Roughly 24 retirement and nursing homes in 10 cities — including London, Kitchener, Niagara Falls and Huntsville — have been tested in mock evacuations and most failed, said Ontario Association of Fire Chiefs spokesperson Jim Jessop. Toronto is planning similar tests.

“We have a legal and moral responsibility to make sure the residents are safe,” said Jessop, who provided the early test results to the Star.

Ontario fire chiefs are frustrated with the province’s refusal to force homes to install sprinklers that would protect the elderly. The fire chiefs say their study is the latest effort in a long campaign to convince Queen’s Park.

The fire chiefs have researched the issue and found that Ontario seniors homes have the worst fire fatality record in North America with 45 deaths since 1980.Four private members’ bills and three inquests have all recommended sprinklers. A fourth inquest into a deadly 2009 fire at an Orillia retirement home will begin on April 16. The fire killed Vera Blain, Genneth Dyment, Hugh Fleming and Robert McLean.

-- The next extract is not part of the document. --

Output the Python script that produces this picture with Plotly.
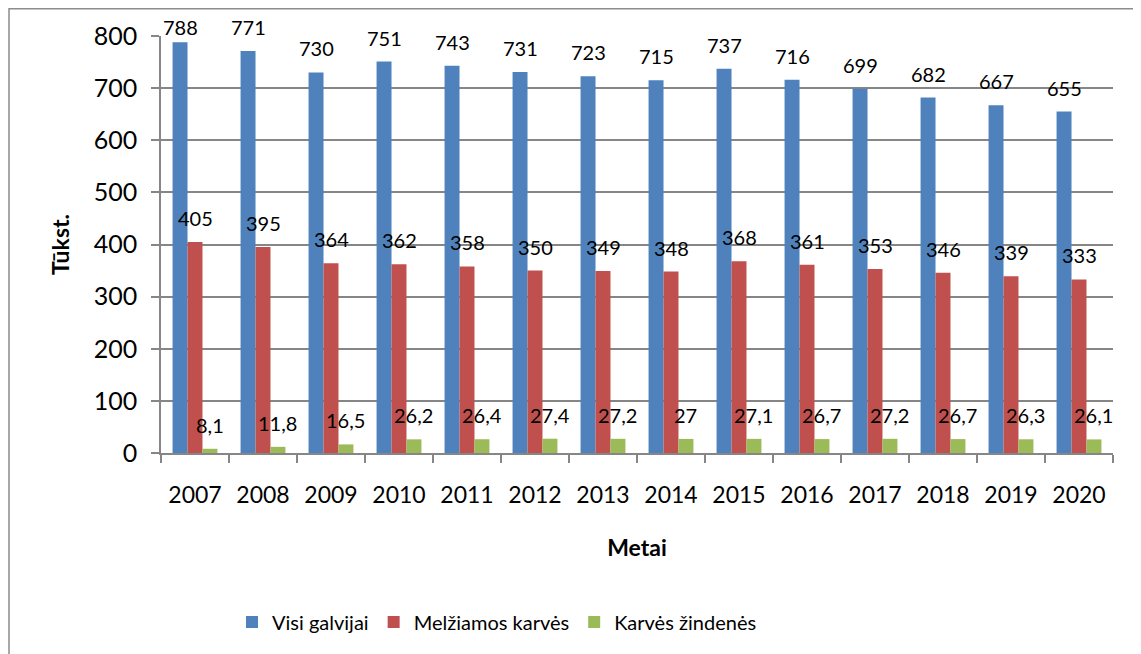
import plotly.graph_objects as go

years = ["2007", "2008", "2009", "2010", "2011", "2012", "2013", "2014", "2015", "2016", "2017", "2018", "2019", "2020"]
visi = [788, 771, 730, 751, 743, 731, 723, 715, 737, 716, 699, 682, 667, 655]
melz = [405, 395, 364, 362, 358, 350, 349, 348, 368, 361, 353, 346, 339, 333]
zind = [8.1, 11.8, 16.5, 26.2, 26.4, 27.4, 27.2, 27, 27.1, 26.7, 27.2, 26.7, 26.3, 26.1]
names = ["Visi galvijai", "Melžiamos karvės", "Karvės žindenės"]
colors = ["#4F81BD", "#C0504D", "#9BBB59"]

FONT = "Lato"
OFF = 8  # page body margin
W, H = 1141 - OFF, 654 - OFF
L, R, T, B = 161 - OFF, 1113 - OFF, 36 - OFF, 453 - OFF
YMAX = 800

pw, ph = R - L, B - T
def px(x):
    return (x - L) / pw
def py(y):
    return (B - y) / ph

def lab(v):
    return [str(x).replace(".", ",") for x in v]

fig = go.Figure()
for vals, nm, c in zip([visi, melz, zind], names, colors):
    fig.add_trace(go.Bar(
        x=years, y=vals, name=nm, marker=dict(color=c, line=dict(width=0)),
    ))

# data labels (Excel style: centered ~24px above bar top, kept inside chart area)
catw = pw / len(years)
barw = catw * (1 - 0.34) / 3
label_top_limit = 27 - OFF
for k, vals in enumerate([visi, melz, zind]):
    for i, (v, t) in enumerate(zip(vals, lab(vals))):
        top_px = B - v / YMAX * ph
        shift = min(24, top_px - label_top_limit)
        fig.add_annotation(x=i, y=v, text=t, showarrow=False, xref="x", yref="y",
                           xshift=(k - 1) * barw, yshift=shift, yanchor="middle",
                           font=dict(family=FONT, size=20, color="black"))

fig.add_shape(type="rect", xref="paper", yref="paper",
              x0=px(1), x1=px(1160), y0=py(0.8), y1=py(680),
              line=dict(color="#8C8C8C", width=1.5), fillcolor="rgba(0,0,0,0)", layer="below")

fig.update_layout(
    width=W, height=H,
    margin=dict(l=L, r=W - R, t=T, b=H - B),
    paper_bgcolor="white", plot_bgcolor="white",
    barmode="group", bargap=0.34, bargroupgap=0,
    font=dict(family=FONT, size=24, color="black"),
    showlegend=True,
    legend=dict(orientation="h", x=px(497 - OFF), xanchor="center", y=py(622 - OFF), yanchor="middle",
                font=dict(family=FONT, size=20), traceorder="normal", itemwidth=30),
)
fig.update_xaxes(
    type="category", range=[-0.5, len(years) - 0.5], autorange=False,
    showgrid=False, showline=True, linecolor="#868686", linewidth=1.5,
    ticks="outside", tickson="boundaries", ticklen=8, tickcolor="#868686", tickwidth=1.5,
    tickfont=dict(family=FONT, size=23), ticklabelstandoff=21, tickangle=0,
    title=dict(text="<b>Metai</b>", font=dict(family=FONT, size=23), standoff=33),
)
fig.update_yaxes(
    range=[0, YMAX], dtick=100, showgrid=True, gridcolor="#868686", gridwidth=1.5,
    showline=True, linecolor="#868686", linewidth=1.5, zeroline=False,
    ticks="outside", ticklen=8, tickcolor="#868686", tickwidth=1.5,
    tickfont=dict(family=FONT, size=25), ticklabelstandoff=9,
    title=dict(text="<b>Tūkst.</b>", font=dict(family=FONT, size=23), standoff=18),
)

fig.write_html("out.html")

Residences built after 1998 must have sprinklers but the devices are still not required in 4,000 older “care occupancies,” which house more than 200,000 seniors and other vulnerable people across Ontario including the intellectually challenged. The frail, elderly are more likely to die in fires than any other age group, experts say.

The fire chiefs have lobbied rigorously for sprinklers but Madeleine Meilleur, Minister of Community Safety and Correctional Services, holds a different view.

Meilleur told the Star it is fire prevention and properly trained employees — not sprinklers — that are the most effective safeguards.